● **REQUIRED WORK**
Find each line with the string "chart" and copy it.

● **LISTING**
▬▬▬▬▬▬▬▬▬▬

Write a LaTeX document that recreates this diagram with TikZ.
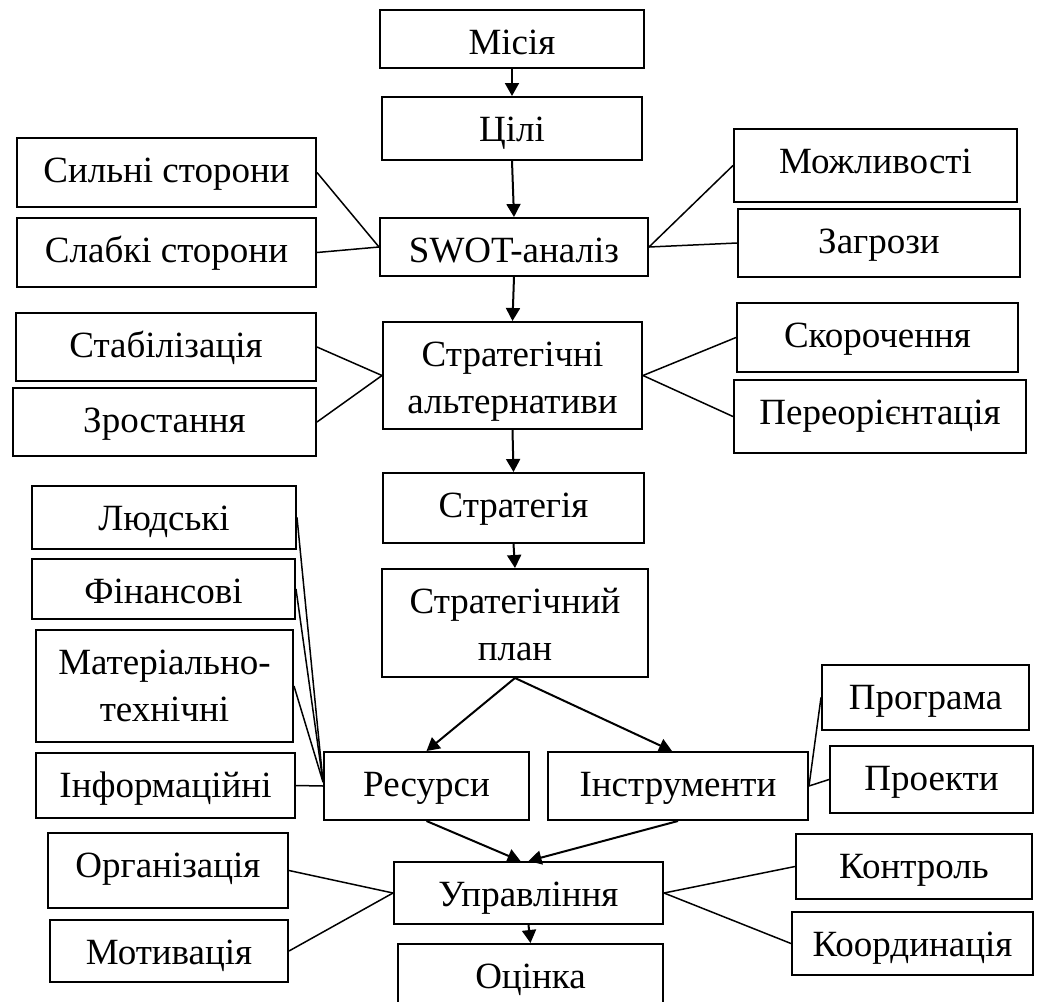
\documentclass[tikz,border=0pt]{standalone}
\usepackage{fontspec}
\setmainfont{Liberation Serif}
\usetikzlibrary{arrows.meta}
\newcommand\bxframe[5]{\node[bx, minimum width={(#4-#2)*0.5pt}, minimum height={(#5-#3)*0.5pt}] (#1) at ({(#2+#4)/2},{(#3+#5)/2}) {};}
\newcommand\bxn[6]{\bxframe{#1}{#2}{#3}{#4}{#5}\node[txt] (#1-t) at ([yshift=-22.5pt]#1.north) {#6};}
\newcommand\bxm[7]{\bxframe{#1}{#2}{#3}{#4}{#5}\node[txt] (#1-t) at ([yshift=-22.5pt]#1.north) {#6};\node[txt] (#1-u) at ([yshift=-46pt]#1.north) {#7};}
\begin{document}
\begin{tikzpicture}[x=0.5pt,y=-0.5pt,
  bx/.style={draw, line width=1pt, inner sep=0pt},
  txt/.style={anchor=base, inner sep=0pt, font=\fontsize{18.5}{23}\selectfont},
  ln/.style={line width=0.75pt},
  arr/.style={line width=1pt, -{Triangle[length=6.5pt,width=7pt]}}]
\path[use as bounding box] (0,0) rectangle (1046,1002);
\clip (0,0) rectangle (1046,1002);
\bxn{mis}{380}{10}{644}{68}{Місія}
\bxn{cil}{382}{97}{642}{160}{Цілі}
\bxn{sil}{17}{138}{316}{207}{Сильні сторони}
\bxn{sla}{17}{218}{316}{287}{Слабкі сторони}
\bxn{swot}{380}{218}{648}{276}{SWOT-аналіз}
\bxn{mozh}{734}{129}{1017}{202}{Можливості}
\bxn{zag}{738}{209}{1020}{277}{Загрози}
\bxn{stab}{16}{313}{316}{381}{Стабілізація}
\bxn{zros}{13}{388}{316}{456}{Зростання}
\bxm{alt}{383}{322}{642}{429}{Стратегічні}{альтернативи}
\bxn{skor}{737}{303}{1018}{372}{Скорочення}
\bxn{pere}{734}{380}{1026}{453}{Переорієнтація}
\bxn{str}{383}{473}{644}{543}{Стратегія}
\bxm{plan}{382}{569}{648}{677}{Стратегічний}{план}
\bxn{lud}{32}{486}{296}{549}{Людські}
\bxn{fin}{32}{559}{295}{619}{Фінансові}
\bxm{mat}{36}{630}{293}{742}{Матеріально-}{технічні}
\bxn{inf}{36}{753}{295}{818}{Інформаційні}
\bxn{res}{324}{752}{529}{820}{Ресурси}
\bxn{ins}{548}{752}{808}{820}{Інструменти}
\bxn{prog}{822}{665}{1029}{730}{Програма}
\bxn{proe}{830}{746}{1033}{813}{Проекти}
\bxn{org}{48}{833}{288}{908}{Організація}
\bxn{mot}{50}{920}{288}{982}{Мотивація}
\bxn{upr}{394}{862}{663}{924}{Управління}
\bxn{kon}{796}{834}{1032}{899}{Контроль}
\bxn{koor}{792}{912}{1033}{975}{Координація}
\bxn{ots}{398}{944}{663}{1015}{Оцінка}
% arrows
\draw[arr] (mis.south) -- (cil.north);
\draw[arr] (cil.south) -- (swot.north);
\draw[arr] (swot.south) -- (alt.north);
\draw[arr] (alt.south) -- (str.north);
\draw[arr] (str.south) -- (plan.north);
\draw[arr] (plan.south) -- (res.north);
\draw[arr] (plan.south) -- ([xshift=-3pt]ins.north);
\draw[arr] (res.south) -- ([xshift=-4pt]upr.north);
\draw[arr] (ins.south) -- (upr.north);
\draw[arr] (upr.south) -- (ots.north);
% plain connectors
\draw[ln] (sil.east) -- (swot.west);
\draw[ln] (sla.east) -- (swot.west);
\draw[ln] (swot.east) -- (mozh.west);
\draw[ln] (swot.east) -- (zag.west);
\draw[ln] (stab.east) -- (alt.west);
\draw[ln] (zros.east) -- (alt.west);
\draw[ln] (alt.east) -- (skor.west);
\draw[ln] (alt.east) -- (pere.west);
\draw[ln] (lud.east) -- ([yshift=2pt]res.west);
\draw[ln] (fin.east) -- ([yshift=2pt]res.west);
\draw[ln] (mat.east) -- ([yshift=2pt]res.west);
\draw[ln] (inf.east) -- (res.west);
\draw[ln] (ins.east) -- (prog.west);
\draw[ln] (ins.east) -- (proe.west);
\draw[ln] (org.east) -- (upr.west);
\draw[ln] (mot.east) -- (upr.west);
\draw[ln] (upr.east) -- (kon.west);
\draw[ln] (upr.east) -- (koor.west);
\end{tikzpicture}
\end{document}
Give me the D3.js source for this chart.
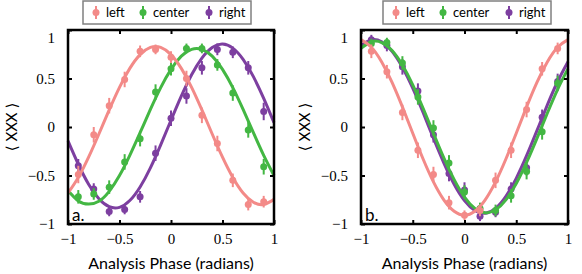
<!DOCTYPE html>
<html><head><meta charset="utf-8">
<script src="https://cdn.jsdelivr.net/npm/d3@7"></script>
<style>
body{margin:0;background:#fff;}
svg{display:block;}
.tick text{font-family:"Liberation Serif","Times New Roman",serif;font-size:15px;fill:#000;}
</style></head>
<body><svg id="chart" width="582" height="274"></svg>
<script>
// ---------- data ----------
const seriesNames = ["left","center","right"];
const seriesColors = ["#f38a88","#43b743","#7d3fa0"];
const xTicks = [-1,-0.5,0,0.5,1];
const yTicks = [-1,-0.5,0,0.5,1];
const phases = [-0.9,-0.75,-0.6,-0.45,-0.3,-0.15,0,0.15,0.3,0.45,0.6,0.75,0.9];
const fitPhases = [-1,-0.9,-0.8,-0.7,-0.6,-0.5,-0.4,-0.3,-0.2,-0.1,0,0.1,0.2,0.3,0.4,0.5,0.6,0.7,0.8,0.9,1];

// panel a
const aLeft   = [-0.49,-0.08,0.22,0.49,0.78,0.80,0.72,0.50,0.12,-0.17,-0.55,-0.80,-0.77];
const aCenter = [-0.72,-0.69,-0.62,-0.36,-0.12,0.36,0.60,0.81,0.81,0.64,0.35,-0.03,-0.41];
const aRight  = [-0.40,-0.64,-0.87,-0.85,-0.72,-0.27,0.09,0.32,0.61,0.80,0.77,0.61,0.16];
const aLeftErr   = [0.09,0.08,0.08,0.08,0.06,0.05,0.06,0.08,0.08,0.08,0.07,0.06,0.06];
const aCenterErr = [0.07,0.06,0.07,0.08,0.08,0.08,0.07,0.05,0.05,0.06,0.08,0.08,0.08];
const aRightErr  = [0.07,0.06,0.05,0.05,0.06,0.08,0.08,0.08,0.07,0.06,0.06,0.07,0.09];
const aLeftFit   = [-0.680,-0.520,-0.311,-0.072,0.176,0.409,0.604,0.746,0.820,0.820,0.746,0.604,0.409,0.176,-0.072,-0.311,-0.520,-0.680,-0.776,-0.798,-0.746];
const aCenterFit = [-0.655,-0.762,-0.795,-0.766,-0.663,-0.501,-0.293,-0.059,0.181,0.406,0.594,0.730,0.801,0.801,0.730,0.594,0.406,0.181,-0.059,-0.293,-0.501];
const aRightFit  = [-0.143,-0.384,-0.590,-0.740,-0.822,-0.828,-0.758,-0.618,-0.421,-0.184,0.070,0.318,0.539,0.711,0.820,0.855,0.813,0.697,0.519,0.295,0.045];

// panel b
const bLeft   = [0.78,0.57,0.15,-0.24,-0.49,-0.78,-0.91,-0.86,-0.55,-0.24,0.18,0.60,0.81];
const bCenter = [0.86,0.87,0.66,0.31,-0.01,-0.37,-0.67,-0.84,-0.86,-0.71,-0.46,-0.05,0.45];
const bRight  = [0.90,0.84,0.62,0.37,-0.08,-0.48,-0.65,-0.92,-0.88,-0.64,-0.42,0.10,0.47];
const bLeftErr   = [0.07,0.07,0.08,0.08,0.08,0.07,0.05,0.06,0.08,0.08,0.08,0.07,0.06];
const bCenterErr = [0.05,0.05,0.07,0.08,0.08,0.08,0.07,0.06,0.06,0.07,0.08,0.08,0.08];
const bRightErr  = [0.05,0.06,0.08,0.08,0.08,0.08,0.08,0.05,0.05,0.07,0.08,0.08,0.08];
const bLeftFit   = [0.901,0.823,0.671,0.460,0.207,-0.064,-0.330,-0.566,-0.751,-0.869,-0.910,-0.869,-0.751,-0.566,-0.330,-0.064,0.207,0.460,0.671,0.823,0.901];
const bCenterFit = [0.811,0.879,0.871,0.789,0.639,0.435,0.193,-0.065,-0.318,-0.543,-0.722,-0.839,-0.885,-0.854,-0.751,-0.583,-0.365,-0.117,0.142,0.389,0.602];
const bRightFit  = [0.841,0.898,0.878,0.781,0.617,0.401,0.149,-0.116,-0.369,-0.590,-0.759,-0.861,-0.889,-0.839,-0.715,-0.529,-0.296,-0.037,0.226,0.469,0.673];

const xLabel = "Analysis Phase (radians)";
const yLabel = "\u27E8 XXX \u27E9";

// ---------- drawing ----------
const svg = d3.select("#chart");
const fmt = d => d === 0 ? "0" : (d < 0 ? "\u2212" : "") + Math.abs(d);

const panels = [
  {left:68, right:274, tag:"a.", legendX:83,
   vals:[aLeft,aCenter,aRight], errs:[aLeftErr,aCenterErr,aRightErr], fits:[aLeftFit,aCenterFit,aRightFit]},
  {left:361, right:568, tag:"b.", legendX:383,
   vals:[bLeft,bCenter,bRight], errs:[bLeftErr,bCenterErr,bRightErr], fits:[bLeftFit,bCenterFit,bRightFit]}
];
const plotTop = 30, plotBottom = 224;

panels.forEach(p => {
  const x = d3.scaleLinear().domain([-1,1]).range([p.left,p.right]);
  const y = d3.scaleLinear().domain([-1,1]).range([plotBottom,plotTop]);
  const g = svg.append("g");

  [2,1,0].forEach(i => {
    const col = seriesColors[i];
    const line = d3.line().x((d,j)=>x(fitPhases[j])).y(d=>y(d)).curve(d3.curveNatural);
    const sg = g.append("g");
    sg.selectAll("line.err").data(p.vals[i]).join("line")
      .attr("x1",(d,j)=>x(phases[j])).attr("x2",(d,j)=>x(phases[j]))
      .attr("y1",(d,j)=>y(d - p.errs[i][j])).attr("y2",(d,j)=>y(d + p.errs[i][j]))
      .attr("stroke",col).attr("stroke-width",2);
    sg.selectAll("circle").data(p.vals[i]).join("circle")
      .attr("cx",(d,j)=>x(phases[j])).attr("cy",d=>y(d)).attr("r",3.5).attr("fill",col);
    sg.append("path").datum(p.fits[i]).attr("d",line)
      .attr("fill","none").attr("stroke",col).attr("stroke-width",3);
  });

  const ax = svg.append("g");
  ax.append("g").attr("transform",`translate(0,${plotBottom})`)
    .call(d3.axisBottom(x).tickValues(xTicks).tickFormat(fmt).tickSizeInner(-4).tickSizeOuter(0).tickPadding(9));
  ax.append("g").attr("transform",`translate(0,${plotTop})`)
    .call(d3.axisTop(x).tickValues(xTicks).tickFormat("").tickSizeInner(-4).tickSizeOuter(0));
  const la = ax.append("g").attr("transform",`translate(${p.left},0)`)
    .call(d3.axisLeft(y).tickValues(yTicks).tickFormat(fmt).tickSizeInner(-4).tickSizeOuter(0).tickPadding(13));
  la.selectAll(".tick text").filter(d=>d===1).attr("dy","0.8em");
  ax.append("g").attr("transform",`translate(${p.right},0)`)
    .call(d3.axisRight(y).tickValues(yTicks).tickFormat("").tickSizeInner(-4).tickSizeOuter(0));
  ax.selectAll(".domain").remove();
  ax.selectAll(".tick line").attr("stroke","#000").attr("stroke-width",2);
  ax.append("rect").attr("x",p.left).attr("y",plotTop).attr("width",p.right-p.left).attr("height",plotBottom-plotTop)
    .attr("fill","none").attr("stroke","#000").attr("stroke-width",2.5);

  svg.append("text").attr("x",p.left+4).attr("y",plotBottom-3)
    .attr("font-family","Lato, 'Open Sans', sans-serif").attr("font-size",17).text(p.tag);

  svg.append("text").attr("x",(p.left+p.right)/2).attr("y",269).attr("text-anchor","middle")
    .attr("font-family","Lato, 'Open Sans', sans-serif").attr("font-size",16).text(xLabel);
  svg.append("text").attr("transform",`translate(${p.left-51},${y(0)}) rotate(-90)`).attr("text-anchor","middle")
    .attr("font-family","Lato, 'DejaVu Sans', sans-serif").attr("font-size",15).text(yLabel);

  const lg = svg.append("g").attr("transform",`translate(${p.legendX},1)`);
  lg.append("rect").attr("x",0).attr("y",0).attr("width",168).attr("height",23)
    .attr("fill","#fff").attr("stroke","#808080").attr("stroke-width",1.5);
  const entryX = [13,60,126];
  seriesNames.forEach((nm,i) => {
    const ex = entryX[i];
    lg.append("line").attr("x1",ex).attr("x2",ex).attr("y1",5).attr("y2",18)
      .attr("stroke",seriesColors[i]).attr("stroke-width",2);
    lg.append("circle").attr("cx",ex).attr("cy",11.5).attr("r",3.5).attr("fill",seriesColors[i]);
    lg.append("text").attr("x",ex+10).attr("y",16).attr("font-family","Lato, 'Open Sans', sans-serif")
      .attr("font-size",13).text(nm);
  });
});
</script></body></html>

▬▬▬▬▬▬▬▬▬▬

● **FINAL ANSWER**
Give me the D3.js source for this chart.
<body><svg id="chart" width="582" height="274"></svg>
const svg = d3.select("#chart");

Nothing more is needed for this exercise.